From the Prince Regent River onwards, the sharks became more of a problem. I was followed for ten consecutive days by sharks and on four occasions they hit my boat with almost sufficient force to overturn it. It was very disconcerting when I couldn't see the sharks because I didn't know when they were going to hit.

It was another nerve racking day, heading towards Cape Voltaire, on Wednesday 13th October. Within ten minutes of leaving the beach, gurgling sounds and splashes from two 5 - 7 metre sharks started to tail me. They continually crisscrossed my stern like it was some sort of new game, but I couldn't share their enthusiasm. I was feeling uneasy and waiting for the kill. I needed eyes in the back of my head. I was in suspense, waiting for the guillotine to fall. My hands skimmed the water with each paddle stroke, my body sat only inches above the blustery ocean.

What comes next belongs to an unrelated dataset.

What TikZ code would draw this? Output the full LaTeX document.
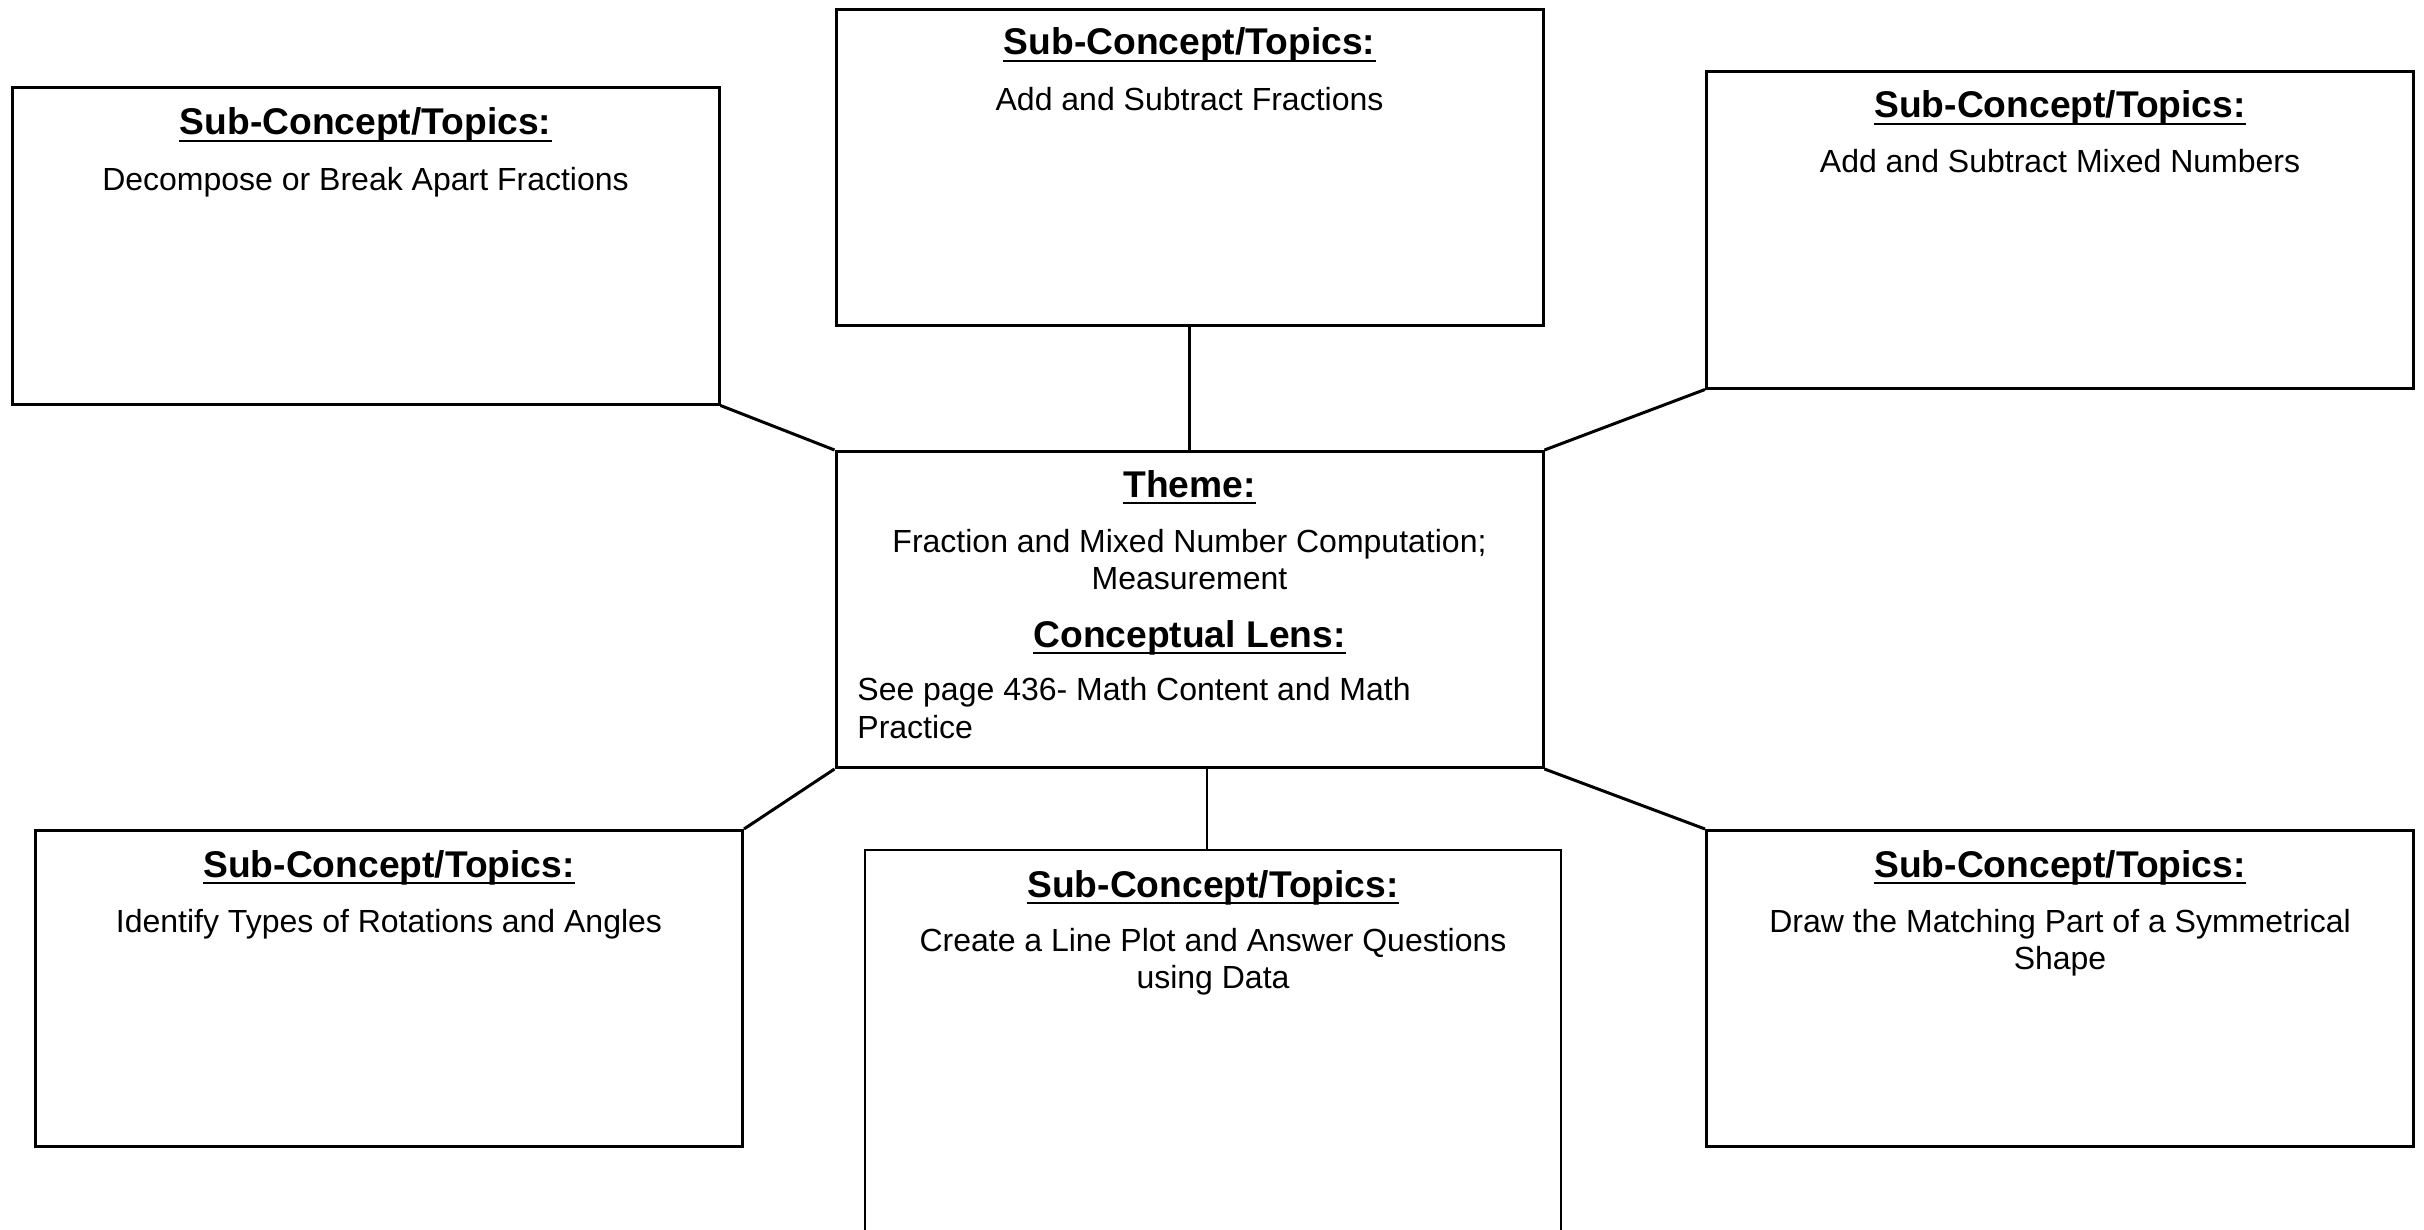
\documentclass[tikz,border=0pt]{standalone}
\usepackage{fontspec}
\setmainfont{Liberation Sans}
\tikzset{
  x=0.5pt, y=-0.5pt,
  bx/.style={draw, line width=1.5pt, rectangle, inner sep=0pt, minimum width=353.5pt, minimum height=158pt},
  hd/.style={anchor=base, inner sep=0pt, font=\fontsize{18.6}{22}\selectfont\bfseries},
  bd/.style={anchor=base, inner sep=0pt, font=\fontsize{16}{18.4}\selectfont},
  link/.style={line width=1.5pt},
  uline/.style={line width=1.3pt},
}
\begin{document}
\begin{tikzpicture}
\useasboundingbox (0,0) rectangle (2424,1230);
\clip (0,0) rectangle (2424,1230);
% boxes
\node[bx] (tl) at (365.5,246) {};
\node[bx] (tc) at (1189.5,167.5) {};
\node[bx] (tr) at (2060,230) {};
\node[bx] (c) at (1189.5,609.5) {};
\node[bx] (bl) at (389,988.5) {};
\node[bx] (br) at (2060,988.5) {};
\node[bx, line width=1pt, minimum width=348pt, minimum height=210pt] (bc) at (1213,1060) {};
% connectors
\draw[link] (tl.south east) -- (c.north west);
\draw[link] (tc.south) -- (c.north);
\draw[link] (tr.south west) -- (c.north east);
\draw[link] (c.south west) -- (bl.north east);
\draw[link] (c.south east) -- (br.north west);
\draw[line width=1pt] ([xshift=-3pt]bc.north |- c.south) -- ([xshift=-3pt]bc.north);
% texts
\node[hd] (tlh) at (365.5,135) {Sub-Concept/Topics:};
\node[bd] (tlb) at (365.5,191) {Decompose or Break Apart Fractions};
\node[hd] (tch) at (1189.5,55) {Sub-Concept/Topics:};
\node[bd] (tcb) at (1189.5,111) {Add and Subtract Fractions};
\node[hd] (trh) at (2060,118) {Sub-Concept/Topics:};
\node[bd] (trb) at (2060,173) {Add and Subtract Mixed Numbers};
\node[hd] (ch1) at (1189.5,497) {Theme:};
\node[bd] (cb1) at (1189.5,552) {Fraction and Mixed Number Computation;};
\node[bd] (cb2) at (1189.5,589) {Measurement};
\node[hd] (ch2) at (1189.5,647) {Conceptual Lens:};
\node[bd, anchor=base west] (cb3) at (857,700) {See page 436- Math Content and Math};
\node[bd, anchor=base west] (cb4) at (857,738) {Practice};
\node[hd] (blh) at (389,877) {Sub-Concept/Topics:};
\node[bd] (blb) at (389,932) {Identify Types of Rotations and Angles};
\node[hd] (bch) at (1213,897) {Sub-Concept/Topics:};
\node[bd] (bcb1) at (1213,951) {Create a Line Plot and Answer Questions};
\node[bd] (bcb2) at (1213,988) {using Data};
\node[hd] (brh) at (2060,877) {Sub-Concept/Topics:};
\node[bd] (brb1) at (2060,932) {Draw the Matching Part of a Symmetrical};
\node[bd] (brb2) at (2060,969) {Shape};
% underlines
\foreach \n in {tlh,tch,trh,ch1,ch2,blh,bch,brh}
  \draw[uline] ([yshift=-3pt]\n.base west) -- ([yshift=-3pt]\n.base east);
\end{tikzpicture}
\end{document}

For 6.5 hours sharks followed as I fought the rough seas. My concentration faded as the hard yakka took its toll. I became frustrated with the psychological effect that the sharks and the rough conditions were having upon me. Nothing has been easy in the Kimberley's hostile environment and this was just one more of those days. On the safety of the blistering hot beach; I wrote in my diary - 'I live another day'.

The sea became rougher and water supplies non-existent so I had to resort to distilling my own water for several days. In this region, too, the coastline became very barren and the nearest civilisation was 500 kilometres away. I didn't see another person or ship for 14 days.

By the time I reached Mitchell Plateau, my next food drop and 100 paddling days since I had left Broome, I had decided to curtail the rest of the trip. I had been away from Perth for four months and estimated it would take about two months to finish the trip. This meant it would be close to Christmas before I reached Wyndham. The wet season was due, and the heat was becoming unbearable. Also the crocodile breeding season was imminent and I had been warned that this was when they were at their most aggressive. I could have hurried to finish the distance, but the whole point of the trip was to see and do as much as I could in whatever time I had. It was time to pull out promising to return to finish the expedition in Wyndham next year.

After burying the kayak at Mitchell Plateau, I planned to catch the mail plane from Mitchell Plateau airstrip, nearly 40 kilometres away, but a couple in a small Suzuki 4 x 4 offered me a lift to Kununurra. It took me 10 days to hitch hike 3,300kms home to Perth and immediately I started planning for a return trip the following year.